Peneliti Institute for Development of Economics and Finance (Indef) Abra Talattov menuturkan, Kementerian ESDM harus berani menjalankan perintah Presiden Jokowi untuk mengevaluasi dan memberikan sanksi tegas kepada para perusahaan atau pemasok batubara yang terbukti ingkar terhadap pemenuhan DMO.
Menurut Abra, Kementerian ESDM seharusnya memiliki parameter yang jelas dalam pemberian sanksi kepada perusahaan batubara. Berbekal evaluasi, catatan rekam jejak, serta teguran yang sudah dilayangkan beberapa kali, semestinya Kementerian ESDM tidak perlu ragu mencabut izin perusahaan yang ingkar terhadap pemenuhan DMO.
Baca juga: Huru-hara Batubara
Kondisi yang riuh berkaitan dengan pengelolaan sumber daya alam ini kiranya menggambarkan bahwa upaya hilirisasi industri dan pemenuhan kebutuhan nasional tidaklah segampang membalik tangan. Beragam kepentingan yang berkelindan dengan aneka pernik masalah pun berpotensi mengaburkan tujuan pengelolaan sumber daya alam. Di titik ini konstitusi mesti menjadi pedoman.

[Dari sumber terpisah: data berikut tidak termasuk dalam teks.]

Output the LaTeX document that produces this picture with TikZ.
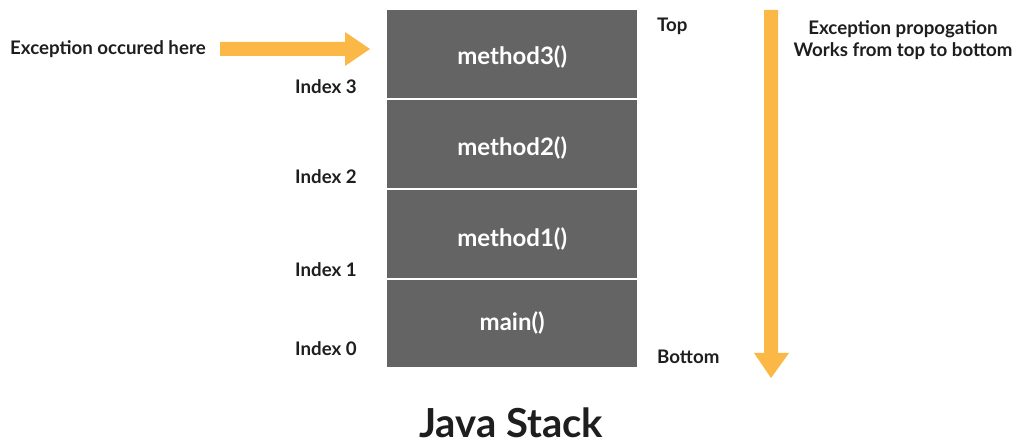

Lembar konstitusi negeri ini tegas mengamanatkan bahwa bumi, air, dan kekayaan alam yang terkandung di dalamnya dikuasai negara dan dipergunakan untuk sebesar-besarnya kemakmuran rakyat. Ketepatan pengambilan kebijakan yang dibarengi penegakan aturan dibutuhkan untuk, setidaknya, mengurangi kedalaman jurang tantangan yang dihadapi di tengah ikhtiar memenuhi amanat tersebut.